## WHAT TO DO
All lines from the beginning of the listing through the line with "import plotly.graph_objects as go" are to be copied word for word; the pictures are not.

>> begin

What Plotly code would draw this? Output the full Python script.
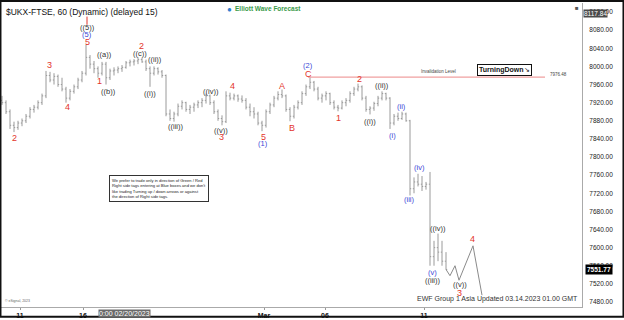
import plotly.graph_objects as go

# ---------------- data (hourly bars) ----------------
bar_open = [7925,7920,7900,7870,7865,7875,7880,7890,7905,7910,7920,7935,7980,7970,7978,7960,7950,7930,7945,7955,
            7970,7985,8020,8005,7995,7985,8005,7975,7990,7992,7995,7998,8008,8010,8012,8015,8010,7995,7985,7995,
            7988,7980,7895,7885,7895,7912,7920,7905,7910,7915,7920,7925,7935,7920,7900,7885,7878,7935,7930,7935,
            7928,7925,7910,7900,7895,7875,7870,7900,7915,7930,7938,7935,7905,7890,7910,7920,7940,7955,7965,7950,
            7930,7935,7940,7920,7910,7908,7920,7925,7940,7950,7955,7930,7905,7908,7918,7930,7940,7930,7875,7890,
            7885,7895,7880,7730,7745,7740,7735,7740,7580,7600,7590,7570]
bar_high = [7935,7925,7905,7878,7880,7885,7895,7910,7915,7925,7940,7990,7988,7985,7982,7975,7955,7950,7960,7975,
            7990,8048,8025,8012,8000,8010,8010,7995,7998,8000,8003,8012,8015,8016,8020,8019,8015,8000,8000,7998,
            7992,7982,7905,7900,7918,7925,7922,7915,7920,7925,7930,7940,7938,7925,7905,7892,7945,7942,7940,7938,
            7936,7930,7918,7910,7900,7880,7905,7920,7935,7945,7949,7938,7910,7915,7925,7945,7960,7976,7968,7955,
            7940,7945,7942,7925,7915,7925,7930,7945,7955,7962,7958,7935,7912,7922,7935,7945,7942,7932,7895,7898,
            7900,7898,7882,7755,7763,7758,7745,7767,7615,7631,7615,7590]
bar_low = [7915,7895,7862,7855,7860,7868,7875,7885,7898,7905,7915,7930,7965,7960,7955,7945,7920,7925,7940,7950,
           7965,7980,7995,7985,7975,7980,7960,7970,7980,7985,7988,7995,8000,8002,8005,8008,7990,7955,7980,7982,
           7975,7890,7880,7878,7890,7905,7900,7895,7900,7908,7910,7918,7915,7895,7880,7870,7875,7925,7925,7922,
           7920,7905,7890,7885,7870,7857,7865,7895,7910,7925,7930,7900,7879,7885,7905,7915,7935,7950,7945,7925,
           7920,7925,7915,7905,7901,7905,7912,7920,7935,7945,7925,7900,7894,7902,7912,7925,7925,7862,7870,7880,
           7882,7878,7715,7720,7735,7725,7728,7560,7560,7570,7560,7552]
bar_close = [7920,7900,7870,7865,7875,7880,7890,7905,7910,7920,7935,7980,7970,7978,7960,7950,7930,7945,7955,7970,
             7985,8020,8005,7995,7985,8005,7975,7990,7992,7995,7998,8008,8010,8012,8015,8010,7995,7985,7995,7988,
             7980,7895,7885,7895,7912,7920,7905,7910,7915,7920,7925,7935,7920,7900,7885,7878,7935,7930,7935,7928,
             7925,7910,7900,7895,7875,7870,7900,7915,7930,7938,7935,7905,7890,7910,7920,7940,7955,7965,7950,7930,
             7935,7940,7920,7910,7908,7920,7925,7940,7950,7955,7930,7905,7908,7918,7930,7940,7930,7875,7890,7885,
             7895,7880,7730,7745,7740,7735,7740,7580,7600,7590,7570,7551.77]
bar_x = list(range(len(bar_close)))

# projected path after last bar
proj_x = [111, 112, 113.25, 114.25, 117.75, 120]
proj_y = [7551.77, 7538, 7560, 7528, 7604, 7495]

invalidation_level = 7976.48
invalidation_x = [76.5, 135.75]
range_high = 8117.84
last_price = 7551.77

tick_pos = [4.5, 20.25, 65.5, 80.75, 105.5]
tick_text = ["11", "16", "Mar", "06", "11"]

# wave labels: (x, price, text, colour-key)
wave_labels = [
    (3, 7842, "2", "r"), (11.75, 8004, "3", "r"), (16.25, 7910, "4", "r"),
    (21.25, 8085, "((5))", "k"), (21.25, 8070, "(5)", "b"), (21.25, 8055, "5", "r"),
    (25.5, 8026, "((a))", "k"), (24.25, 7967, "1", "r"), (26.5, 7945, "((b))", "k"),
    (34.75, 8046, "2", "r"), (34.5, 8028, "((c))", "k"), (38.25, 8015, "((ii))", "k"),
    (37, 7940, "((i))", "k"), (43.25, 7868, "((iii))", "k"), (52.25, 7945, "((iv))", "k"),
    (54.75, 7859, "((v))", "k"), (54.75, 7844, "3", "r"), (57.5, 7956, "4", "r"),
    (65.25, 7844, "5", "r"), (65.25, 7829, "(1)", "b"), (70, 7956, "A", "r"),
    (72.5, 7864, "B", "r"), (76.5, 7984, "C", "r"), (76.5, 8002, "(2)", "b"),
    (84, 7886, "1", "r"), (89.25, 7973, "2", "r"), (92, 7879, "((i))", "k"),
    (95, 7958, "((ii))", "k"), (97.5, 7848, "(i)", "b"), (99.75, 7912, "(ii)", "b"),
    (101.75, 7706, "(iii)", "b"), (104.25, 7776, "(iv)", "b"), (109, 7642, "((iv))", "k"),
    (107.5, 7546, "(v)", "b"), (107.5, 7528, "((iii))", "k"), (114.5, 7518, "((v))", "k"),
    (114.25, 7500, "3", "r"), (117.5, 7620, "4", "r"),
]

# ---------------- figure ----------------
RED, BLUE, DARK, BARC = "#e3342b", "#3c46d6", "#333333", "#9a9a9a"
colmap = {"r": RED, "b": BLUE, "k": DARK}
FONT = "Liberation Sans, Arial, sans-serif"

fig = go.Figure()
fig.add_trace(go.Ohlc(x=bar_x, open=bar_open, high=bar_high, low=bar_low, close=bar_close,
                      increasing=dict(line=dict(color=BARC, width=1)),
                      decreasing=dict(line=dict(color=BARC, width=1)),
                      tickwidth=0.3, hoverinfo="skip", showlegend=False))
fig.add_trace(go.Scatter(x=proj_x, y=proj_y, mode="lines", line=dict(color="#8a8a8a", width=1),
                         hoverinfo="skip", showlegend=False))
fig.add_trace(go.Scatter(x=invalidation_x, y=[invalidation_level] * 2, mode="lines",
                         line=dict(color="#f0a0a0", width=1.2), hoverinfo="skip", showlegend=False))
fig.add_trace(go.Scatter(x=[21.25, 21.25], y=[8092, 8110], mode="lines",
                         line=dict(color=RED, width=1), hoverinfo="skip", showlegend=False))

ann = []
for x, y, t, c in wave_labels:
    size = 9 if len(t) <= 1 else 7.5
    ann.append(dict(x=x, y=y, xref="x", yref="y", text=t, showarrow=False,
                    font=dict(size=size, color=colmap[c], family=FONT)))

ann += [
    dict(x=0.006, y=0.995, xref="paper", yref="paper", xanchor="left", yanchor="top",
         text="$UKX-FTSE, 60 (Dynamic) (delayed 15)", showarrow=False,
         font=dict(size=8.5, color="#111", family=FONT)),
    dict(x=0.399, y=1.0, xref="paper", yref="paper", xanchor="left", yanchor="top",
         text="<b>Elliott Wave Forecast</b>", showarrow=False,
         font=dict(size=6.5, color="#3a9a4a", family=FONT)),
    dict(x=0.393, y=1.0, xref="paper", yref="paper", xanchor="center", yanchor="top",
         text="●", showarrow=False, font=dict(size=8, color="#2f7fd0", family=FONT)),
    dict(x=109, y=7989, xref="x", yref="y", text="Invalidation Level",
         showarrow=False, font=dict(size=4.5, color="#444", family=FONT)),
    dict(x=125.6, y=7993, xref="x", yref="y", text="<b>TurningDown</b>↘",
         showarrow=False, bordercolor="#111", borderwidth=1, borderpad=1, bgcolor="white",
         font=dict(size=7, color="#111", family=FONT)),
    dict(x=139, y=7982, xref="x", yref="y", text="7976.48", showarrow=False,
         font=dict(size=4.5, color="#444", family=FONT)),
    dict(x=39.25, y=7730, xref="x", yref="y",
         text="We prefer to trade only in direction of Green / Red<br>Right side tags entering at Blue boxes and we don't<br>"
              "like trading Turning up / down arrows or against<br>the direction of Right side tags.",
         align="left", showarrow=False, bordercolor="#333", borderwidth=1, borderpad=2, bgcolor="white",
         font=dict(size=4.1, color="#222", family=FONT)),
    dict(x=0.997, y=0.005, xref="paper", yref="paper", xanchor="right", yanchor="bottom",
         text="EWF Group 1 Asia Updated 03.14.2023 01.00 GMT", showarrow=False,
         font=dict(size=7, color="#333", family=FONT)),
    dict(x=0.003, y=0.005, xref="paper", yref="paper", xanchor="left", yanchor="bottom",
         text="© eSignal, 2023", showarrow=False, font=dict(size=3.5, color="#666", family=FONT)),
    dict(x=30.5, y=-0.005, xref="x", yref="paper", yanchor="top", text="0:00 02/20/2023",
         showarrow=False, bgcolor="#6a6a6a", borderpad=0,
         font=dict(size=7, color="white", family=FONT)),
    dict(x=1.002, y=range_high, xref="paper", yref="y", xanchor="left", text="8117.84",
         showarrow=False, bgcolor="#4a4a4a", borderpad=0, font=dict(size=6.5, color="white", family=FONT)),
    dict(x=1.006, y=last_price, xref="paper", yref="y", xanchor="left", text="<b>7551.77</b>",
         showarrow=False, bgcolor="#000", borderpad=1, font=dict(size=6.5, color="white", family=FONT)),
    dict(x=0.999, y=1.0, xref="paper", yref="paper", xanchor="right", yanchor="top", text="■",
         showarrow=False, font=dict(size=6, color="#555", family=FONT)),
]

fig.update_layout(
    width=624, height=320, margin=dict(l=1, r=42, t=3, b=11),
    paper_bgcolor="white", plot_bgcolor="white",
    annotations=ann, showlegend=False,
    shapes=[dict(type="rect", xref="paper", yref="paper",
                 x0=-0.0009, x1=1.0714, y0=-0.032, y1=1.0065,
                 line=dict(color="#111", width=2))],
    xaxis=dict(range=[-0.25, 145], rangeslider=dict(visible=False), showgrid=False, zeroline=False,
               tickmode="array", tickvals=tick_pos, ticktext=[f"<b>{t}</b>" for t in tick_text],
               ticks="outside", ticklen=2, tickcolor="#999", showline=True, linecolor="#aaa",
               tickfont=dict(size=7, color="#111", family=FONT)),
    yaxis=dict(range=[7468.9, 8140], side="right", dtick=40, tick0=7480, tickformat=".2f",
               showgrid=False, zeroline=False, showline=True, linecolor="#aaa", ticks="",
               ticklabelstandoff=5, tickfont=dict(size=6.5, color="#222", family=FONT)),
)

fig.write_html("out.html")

>> end

## EXPECTED ANSWER
What Plotly code would draw this? Output the full Python script.
import plotly.graph_objects as go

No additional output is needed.